If you look at the progress of Virtualization in the last few years one thing you will realize is that not all the ideas are new. A lot of them are borrowed from the old mainframes era. What matters most is the ability to extend the old ideas to solve new problems. For example - mainframes partitioning models do not address the new problems of present day data centers. IT infrastructure needs to manage itself. The keywords are automated, self healing and embarrasingly reliable.

Therefore the message from palo alto is to move beyond partitioning !

Grid Computing has really advanced in the last few years and commercialization of a lot of academic projects has sparked interest in new ways to find idling resources in the data center.

Even the grid computing model is borrowed from the mainframes era . Specifically enterprise grid computing which is different from the community service desktop cycle sharing projects. Enterprise Grids are more focussed and are more or less the old school mainframes era *batch jobs* rejuvenated with present day middleware.



A naive classification of grid jobs :

1) High Compute Jobs - Low Volume : Employees need to run prediction models for the next day. They submit jobs to the company web interface with the new data and some inputs.

2) High Compute Jobs - Parallel Jobs : MPI/PVM jobs. The applications are written using multiprocessor message passing interfaces. Jobs can leverage parallesism. Some jobs are sensitive to interconnect speeds. Video rendering etc.

3) Low Compute Jobs - Very high volume. EDI jobs. Convert transaction from data format A to data format B. Million transactions/minute. Also called high throughput jobs.

So does present grid computing products like Platform LSF, United Devices Synergy, Sun SGE
etc work on virtual end points ?

A grid infrastrcture usually consists of several different components. For example, a typical grid middleware will have:

  • Gatekeeper/Management Server: To manage what nodes and users are part of each Virtual Organization.

  • Resource Discovery and Monitoring : So applications on the grid can discover resources that suit their needs, and then manage them. Also called match-making.

  • Job Management: So users can submit tasks (in the form of "jobs") to the Grid. Results notification and end to end glue.

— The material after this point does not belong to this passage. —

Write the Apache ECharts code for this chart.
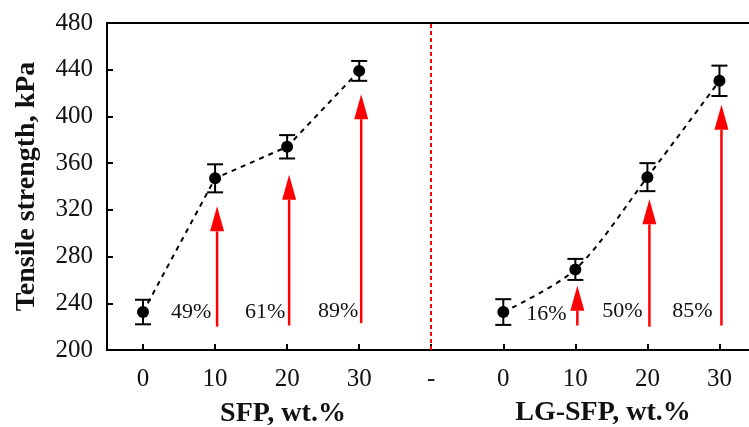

  • Security, data management, etc.

Existing grid solutions on virtual end points should just work if every Virtual Machine in the grid is treated like a Physical Machine. One fundamental difference between present grids and future grids is the added value virtualization will bring to the table. Any application. Any Operating System. Bettter monitoring. Compute Cluster is not a segregated part of the organization. It can co-exist with other services like IT and production workloads. Think Resource Pools !

My friendly neighbour developer also wants to know if virtualization can change the way applications are written. Here is an attempt to show the possibilities :

High throughput jobs like EDI don't work and scale with push based job scheduling. The monitoring approach in distributed systems usually work when the monitoring interval is more than a minute. Pull based approach where every node pulls the next job works better for high throughput.

So how about a new primitive for grid programming : VM-SPACE.
All nodes in the grid have access to a centralized single space provided by the virtualized infrastructure. Any application. Any OS. Any language !
High bandwidth on local box. NUMA semantics on local network and overlay topology over WAN.

So the app writer uses something like :

import com.vmware.VMSpace ;

class WallStreetGridApp {
// Init and the other voodoo goes here.
while (!armageddon) {
// the space abstraction is *any //language* semantic
IJob job = (IJob) getNextJob (VMSpace space) ;
processJob(job);
}
}

I am not really suggesting something new. If you were a server-side enthusiast in the last decade you must have heard about jini or java spaces. Gigaspaces is still around. I am only suggesting lowering the abstraction from JVM to the VM layer.

Which brings me to the question - How much of innovation is optimization ?